- **What is asked**:
Write each line of the material exactly as given, from the top through the line that contains "x = list(range(len(categories)))", and omit all pictures.

================

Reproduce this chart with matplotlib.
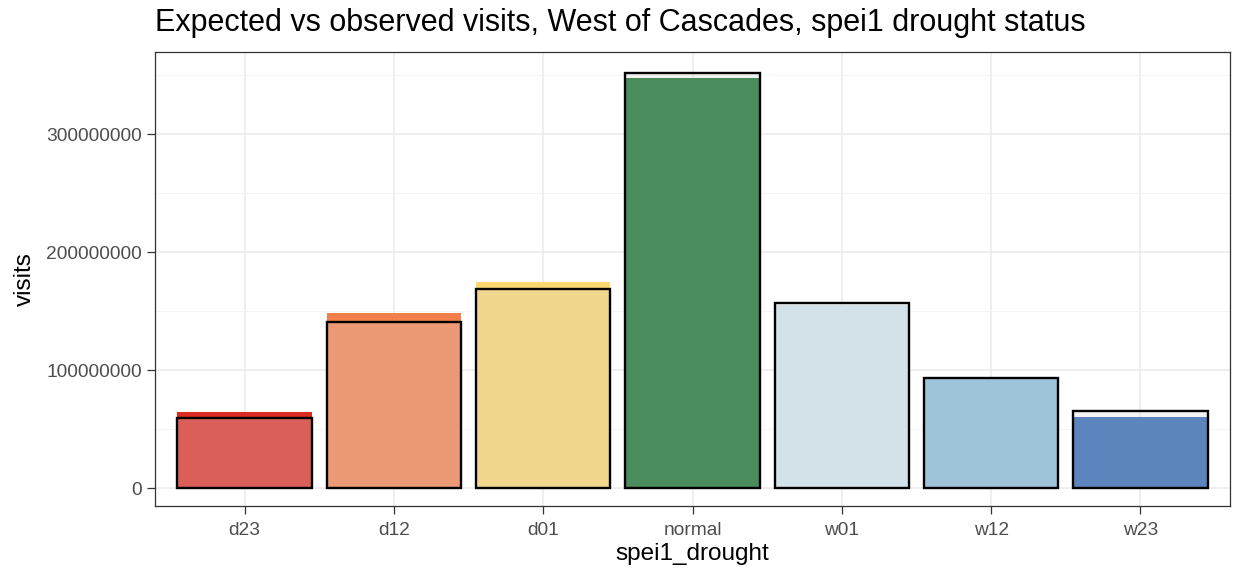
import matplotlib
matplotlib.use("Agg")
import matplotlib.pyplot as plt
from matplotlib.ticker import MultipleLocator, FuncFormatter

plt.rcParams['font.family'] = ['Liberation Sans', 'DejaVu Sans']

categories = ["d23", "d12", "d01", "normal", "w01", "w12", "w23"]
observed = [64.0e6, 147.9e6, 175.0e6, 347.5e6, 155.0e6, 92.5e6, 60.4e6]
expected = [59.7e6, 140.7e6, 168.6e6, 352.0e6, 156.8e6, 93.0e6, 65.3e6]
fill_colors = ["#dc2b22", "#f3804a", "#fcd66e", "#0d6b27", "#d1e7ef", "#86bad9", "#2761b1"]

fig = plt.figure(figsize=(12.36, 5.73), dpi=100)
ax = fig.add_axes([155 / 1236, 1 - 506 / 573, 1075 / 1236, (506 - 52) / 573])

x = list(range(len(categories)))

ax.bar(x, observed, width=0.9, color=fill_colors, linewidth=0, zorder=2)
ax.bar(x, expected, width=0.9, facecolor=(0.85, 0.85, 0.85, 0.3),
       edgecolor="black", linewidth=1.7, zorder=3)

ax.set_xlim(-0.6, 6.6)
ax.set_ylim(-15.25e6, 369.5e6)
ax.set_xticks(x)
ax.set_xticklabels(categories)
ax.yaxis.set_major_locator(MultipleLocator(100e6))
ax.yaxis.set_minor_locator(MultipleLocator(50e6))
ax.yaxis.set_major_formatter(FuncFormatter(lambda v, p: f"{int(round(v))}"))

ax.grid(which="major", color="#ebebeb", linewidth=1.1, zorder=0)
ax.grid(which="minor", axis="y", color="#f2f2f2", linewidth=0.6, zorder=0)
ax.set_axisbelow(True)

for s in ax.spines.values():
    s.set_color("#333333")
    s.set_linewidth(0.9)

ax.tick_params(axis="both", which="major", length=5.5, width=0.9, color="#333333",
               labelcolor="#4d4d4d", labelsize=13.8)
ax.tick_params(axis="y", which="major", pad=4)
ax.tick_params(axis="x", which="major", pad=6)
ax.tick_params(axis="both", which="minor", length=0)

ax.set_xlabel("spei1_drought", fontsize=17.5, color="black", labelpad=3)
ax.set_ylabel("visits", fontsize=17.5, color="black", labelpad=7)

fig.text(155 / 1236, 1 - 23 / 573, "Expected vs observed visits, West of Cascades, spei1 drought status",
         fontsize=22, ha="left", va="center", color="black")

fig.savefig("out.png", dpi=100)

================

- **Result of the exercise**:
Reproduce this chart with matplotlib.
import matplotlib
matplotlib.use("Agg")
import matplotlib.pyplot as plt
from matplotlib.ticker import MultipleLocator, FuncFormatter

plt.rcParams['font.family'] = ['Liberation Sans', 'DejaVu Sans']

categories = ["d23", "d12", "d01", "normal", "w01", "w12", "w23"]
observed = [64.0e6, 147.9e6, 175.0e6, 347.5e6, 155.0e6, 92.5e6, 60.4e6]
expected = [59.7e6, 140.7e6, 168.6e6, 352.0e6, 156.8e6, 93.0e6, 65.3e6]
fill_colors = ["#dc2b22", "#f3804a", "#fcd66e", "#0d6b27", "#d1e7ef", "#86bad9", "#2761b1"]

fig = plt.figure(figsize=(12.36, 5.73), dpi=100)
ax = fig.add_axes([155 / 1236, 1 - 506 / 573, 1075 / 1236, (506 - 52) / 573])

x = list(range(len(categories)))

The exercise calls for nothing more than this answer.